Keo had written down some tips for sights along the way for us, which I shared with Phoumy. He was more than happy to accommodate us, so shortly after we left the mountain range and the landscape changed to fields and sloping hills, we stopped at Muang Sui at 3 o'clock. During the Vietnam war this town was the headquarter of the Lao Neutralists and a landing site for US planes (Lima Site 108). Phoumy told us some background information while we parked at what once had been the runway for the planes.
Many people are not aware of what took place in Laos during the Vietnam war, while it's all he more shocking. Ignoring the Geneva agreement the CIA started to recruit Hmong minorities in the Phonsavan area in the early sixties to fight the Pathet Lao (communist rebels) and Viet Minh forces, telling them that otherwise 'the communists will take your land'. Twelve years long the Hmong fought against the Northern Vietnamese that occupied the Plain of Jars, something that was kept secret from the US citizens and the rest of the world. Lots of Hmong died in the many battles, resulting in training of replacements as young as 12 years. When the cease-fire was signed in 1973 the 'secret army' was disbanded and the Hmong deserted. 120.000 Hmong fled the country, most to the USA where they often had to live under often dire circumstances (as I'd seen in the documentary 'The Betrayal').

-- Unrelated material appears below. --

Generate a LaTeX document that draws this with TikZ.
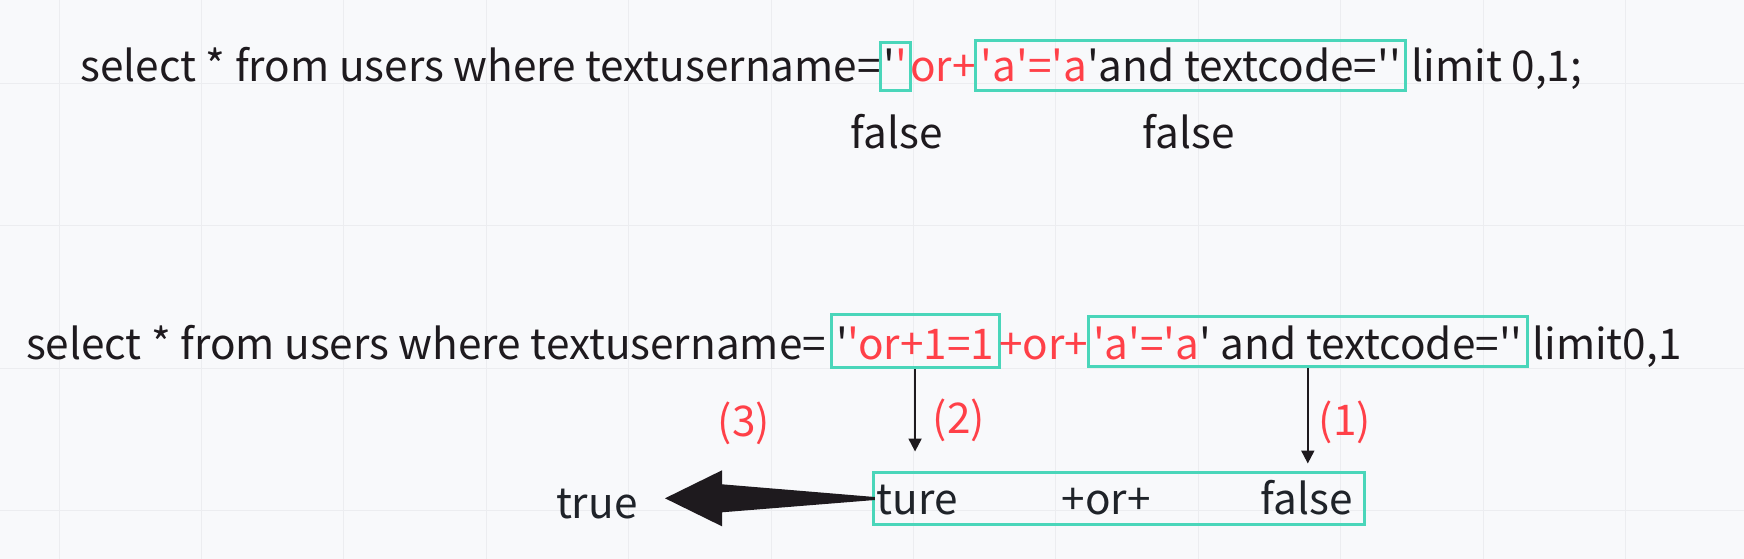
\documentclass[tikz,border=0pt]{standalone}
\usepackage{fontspec}
\newfontfamily\cjk{Noto Sans CJK SC}
\usetikzlibrary{arrows.meta,calc}
\definecolor{bg}{HTML}{F8F9FB}
\definecolor{gridc}{HTML}{ECEDF0}
\definecolor{ink}{HTML}{1E1A1E}
\definecolor{ink2}{HTML}{1F2329}
\definecolor{hl}{HTML}{FF4048}
\definecolor{teal}{HTML}{4AD6BA}
\newcommand{\sq}{\char"27\relax}
\newcommand{\rd}[1]{\textcolor{hl}{#1}}
\begin{document}
\begin{tikzpicture}[x=1pt,y=-1pt,
  every node/.style={font=\cjk\fontsize{42.3}{50}\selectfont, text=ink, inner sep=0pt, outer sep=0pt},
  seg/.style={anchor=base west},
  hbox/.style={seg, draw=teal, line width=3pt, inner xsep=5pt, inner ysep=0pt},
  arr/.style={draw=ink, line width=2pt, -{Triangle[length=13pt,width=13pt]}},
  redt/.style={text=hl},
]
\useasboundingbox (0,0) rectangle (1744,559);
\fill[bg] (0,0) rectangle (1744,559);
\foreach \k in {0,...,11} \draw[gridc, line width=1pt] ({59+142.4*\k},0) -- ({59+142.4*\k},559);
\foreach \k in {0,...,3} \draw[gridc, line width=1pt] (0,{83.3+142.4*\k}) -- (1744,{83.3+142.4*\k});

% line 1
\node[seg] (n1a) at (80.7,81.7) {select * from users where textusername=};
\node[hbox, text height=39pt, text depth=9pt, inner xsep=3pt] (b1) at (n1a.base east) {\sq\rd{\sq}};
\node[seg, redt] (n1c) at (b1.base east) {or+};
\node[hbox, text height=41pt, text depth=9pt] (b2) at (n1c.base east) {\rd{\sq a\sq=\sq a}\sq and textcode=\sq\sq};
\node[seg, xshift=6pt] (n1e) at (b2.base east) {limit 0,1;};
\node[seg] (f1) at (850.7,148.3) {false};
\node[seg] (f2) at (1142.7,148.3) {false};

% line 2
\node[seg] (n2a) at (26,359) {select * from users where textusername=};
\node[hbox, text height=45pt, text depth=8pt, xshift=5pt] (bA) at (n2a.base east) {\sq\rd{\sq or+1=1}};
\node[seg, redt] (n2c) at (bA.base east) {+or+};
\node[hbox, text height=42.5pt, text depth=7pt] (bB) at (n2c.base east) {\rd{\sq a\sq=\sq a}\sq\ and textcode=\sq\sq\ };
\node[seg, xshift=5pt] (n2e) at (bB.base east) {limit0,1};

% result box
\node[draw=teal, line width=3pt, minimum width=490.4pt, minimum height=52pt, anchor=north west] (res) at (873.8,472.5) {};
\node[seg, text=ink2] (rt1) at (876.7,514) {ture};
\node[seg, text=ink2] (rt2) at (1061.7,514) {+or+};
\node[anchor=base east, text=ink2] (rt3) at (1352.7,514) {false};

\draw[arr, shorten <=2pt, shorten >=21pt] (bA.south) -- (bA.south |- res.north);
\draw[arr, shorten <=2pt, shorten >=9pt] (bB.south) -- (bB.south |- res.north);
\node[redt] (l2) at (959,420) {(2)};
\node[redt] (l1) at (1345,422) {(1)};
\node[redt] (l3) at (744,423) {(3)};

\coordinate (tip3) at (665,498.3);
\fill[ink] ($(res.west)+(1,-1.5)$) -- ($(tip3)+(57,-14)$) -- ($(tip3)+(57,-28)$) -- (tip3) -- ($(tip3)+(57,28)$) -- ($(tip3)+(57,14)$) -- ($(res.west)+(1,1.5)$) -- cycle;
\node[seg, text=ink2] (tr) at (556,518) {true};
\end{tikzpicture}
\end{document}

We moved on to the nearby Tham Pha Buddha cave. In this network of limestone caverns hundreds of small Buddha statues were hidden from the looting Chinese Haw invasions several centuries ago. A low hole in one of the walls revealed some of them. A much bigger sitting Buddha could be found at the entrance and elsewhere a hydraulic lift had been used as a hospital bed. The Northern Vietnamese Army used the cave as a hospital and a second nearby cave which we visited was used to store medicine. Loads of empty phials still cover the ground here.
After a short stop at the lovely natural lake of Nong Tang, flanked by limestone cliffs, and nibbling on some more 'khao non kii meo' we had bought yesterday we continued for the last 50 km to Phonsavan, arriving there shortly before 17:00 hours.

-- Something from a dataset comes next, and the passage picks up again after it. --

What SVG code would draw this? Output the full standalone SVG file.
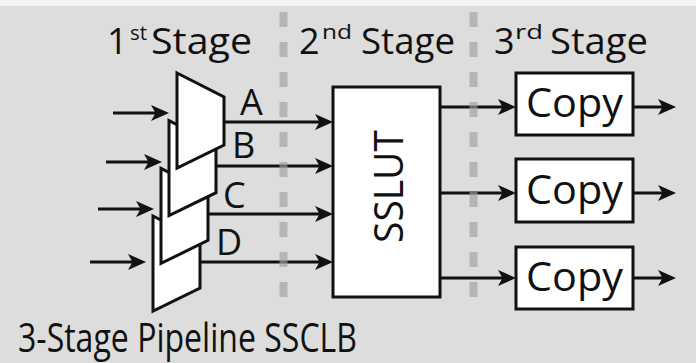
<svg xmlns="http://www.w3.org/2000/svg" width="696" height="363" viewBox="0 0 696 363">
  <defs>
    <marker id="arrow" markerUnits="userSpaceOnUse" viewBox="0 0 18 16" refX="14" refY="8" markerWidth="18" markerHeight="16" orient="auto">
      <path d="M0,0 L18,8 L0,16 L4.5,8 Z" fill="#111"/>
    </marker>
  </defs>
  <style>
    text { font-family: "Open Sans", "Noto Sans", "Liberation Sans", sans-serif; fill: #111; }
    .block { fill: #fff; stroke: #111; stroke-width: 3; stroke-linejoin: miter; }
    .wire { fill: none; stroke: #111; stroke-width: 3; marker-end: url(#arrow); }
    .divider { fill: none; stroke: #a0a0a0; stroke-opacity: 0.65; stroke-width: 8; stroke-dasharray: 15 15; }
    .head { font-size: 36px; }
    .sup { font-size: 20px; }
    .port { font-size: 36px; }
    .copy { font-size: 40px; }
  </style>

  <!-- backdrop -->
  <rect x="0" y="0" width="696" height="363" fill="#f4f4f4"/>
  <rect x="0" y="6" width="696" height="357" fill="#dcdddc"/>

  <!-- stage headings -->
  <g id="heading-stage1">
    <text class="head" x="107" y="54">1</text>
    <text class="sup" x="130" y="40" textLength="17" lengthAdjust="spacingAndGlyphs">st</text>
    <text class="head" x="151" y="54" textLength="101" lengthAdjust="spacingAndGlyphs">Stage</text>
  </g>
  <g id="heading-stage2">
    <text class="head" x="299" y="54">2</text>
    <text class="sup" x="322" y="39" textLength="30" lengthAdjust="spacingAndGlyphs">nd</text>
    <text class="head" x="361" y="54" textLength="94" lengthAdjust="spacingAndGlyphs">Stage</text>
  </g>
  <g id="heading-stage3">
    <text class="head" x="494" y="54">3</text>
    <text class="sup" x="515" y="39" textLength="28" lengthAdjust="spacingAndGlyphs">rd</text>
    <text class="head" x="550" y="54" textLength="98" lengthAdjust="spacingAndGlyphs">Stage</text>
  </g>

  <!-- stage 1: stacked multiplexers (back to front) -->
  <g id="mux-d">
    <polygon class="block" points="153,216 200,240 200,288 153,311"/>
  </g>
  <g id="mux-c">
    <polygon class="block" points="161,168.4 208,192.4 208,240.4 161,263.4"/>
  </g>
  <g id="mux-b">
    <polygon class="block" points="169,120.7 216,144.7 216,192.7 169,215.7"/>
  </g>
  <g id="mux-a">
    <polygon class="block" points="177,73 224,97 224,145 177,168"/>
  </g>

  <!-- stage 2 -->
  <g id="sslut">
    <rect class="block" x="333" y="87" width="107" height="210"/>
    <text transform="translate(403,243) rotate(-90)" x="0" y="0" font-size="40" textLength="113" lengthAdjust="spacingAndGlyphs">SSLUT</text>
  </g>

  <!-- stage 3 -->
  <g id="copy-1">
    <rect class="block" x="516" y="73" width="117" height="62"/>
    <text class="copy" x="526" y="117" textLength="97" lengthAdjust="spacingAndGlyphs">Copy</text>
  </g>
  <g id="copy-2">
    <rect class="block" x="516" y="159" width="117" height="63"/>
    <text class="copy" x="526" y="204" textLength="97" lengthAdjust="spacingAndGlyphs">Copy</text>
  </g>
  <g id="copy-3">
    <rect class="block" x="516" y="247" width="117" height="62"/>
    <text class="copy" x="526" y="291" textLength="97" lengthAdjust="spacingAndGlyphs">Copy</text>
  </g>

  <!-- connectors -->
  <g id="connectors">
    <!-- inputs to the multiplexers -->
    <line class="wire" x1="113" y1="113" x2="165" y2="113"/>
    <line class="wire" x1="106" y1="162" x2="158" y2="162"/>
    <line class="wire" x1="98" y1="209" x2="150" y2="209"/>
    <line class="wire" x1="90" y1="262" x2="142" y2="262"/>
    <!-- multiplexer outputs A-D into SSLUT -->
    <line class="wire" x1="224" y1="122" x2="329" y2="122"/>
    <line class="wire" x1="216" y1="166" x2="329" y2="166"/>
    <line class="wire" x1="208" y1="214" x2="329" y2="214"/>
    <line class="wire" x1="200" y1="262" x2="329" y2="262"/>
    <!-- SSLUT to copies -->
    <line class="wire" x1="440" y1="107" x2="512" y2="107"/>
    <line class="wire" x1="440" y1="193" x2="512" y2="193"/>
    <line class="wire" x1="440" y1="278" x2="512" y2="278"/>
    <!-- copy outputs -->
    <line class="wire" x1="633" y1="107" x2="672" y2="107"/>
    <line class="wire" x1="633" y1="193" x2="672" y2="193"/>
    <line class="wire" x1="633" y1="278" x2="672" y2="278"/>
  </g>

  <!-- port labels -->
  <g id="port-labels">
    <text class="port" x="240" y="115">A</text>
    <text class="port" x="232" y="158">B</text>
    <text class="port" x="223" y="208">C</text>
    <text class="port" x="216" y="255">D</text>
  </g>

  <!-- stage boundaries -->
  <g id="stage-dividers">
    <line class="divider" x1="283.5" y1="12" x2="283.5" y2="312"/>
    <line class="divider" x1="473.5" y1="12" x2="473.5" y2="312"/>
  </g>

  <!-- caption -->
  <g id="caption">
    <text x="18" y="352" font-size="41" textLength="339" lengthAdjust="spacingAndGlyphs">3-Stage Pipeline SSCLB</text>
  </g>
</svg>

Besides the aforementioned Hmong tragedy there's an even greater war crime that was committed by the US in Laos. I took the group to the local office of the Mines Advisory Group (MAG) to show them. The MAG works together with the LAO UXO to clear the country of unexploded munition (UXO) that was left here during years of US bombings in the Vietnam war. In 1964 the US secretly began bombing the Plain of Jars that was occupied by Northern Vietnamese forces, as well as the south of Laos which was used as part of the Ho Chi Minh Trail. What's more, when returning to Thailand air force basis bombers would often drop unused munition over Laos to enable a safer landing. The US dropped 2 million tons of bombs over the country, at the cost of 2 million dollars a day.
About 10 to 30 percent of these bombs never went of and most of these still remain in the ground of middle en southern Laos. Not only do these continue to cause deaths and injuries but poverty as well since large parts of the land are no longer suitable for agriculture and some people are even afraid to work in the field.
About 40% of the 30-60 casualties per year are children that have played with so-called 'bombies', devilishly brightly coloured explosive balls from cluster bombs. Kids mistake them for tennis balls or try to open them often don't live to tell. Others people get hurt while trying to extract gunpowder or collect and sell UXO as scrap metal.
The MAG has an exhibition about the bombs and their work and shows DVD documentaries, one of which ('Bomb Harvest') I'd already seen at home but after we made donations and bought some T-shirts the clerk was more than happy to change the playing schedule of the films so we could watch the interesting and shocking 'Bombies' instead.
After leaving the MAG we had dinner at the Crater restaurant next door (where two shell cartridges marked the entrance), used the remarkably fast Internet connection in a cybercafe and had one final beer in the Karaoke bar of the hotel.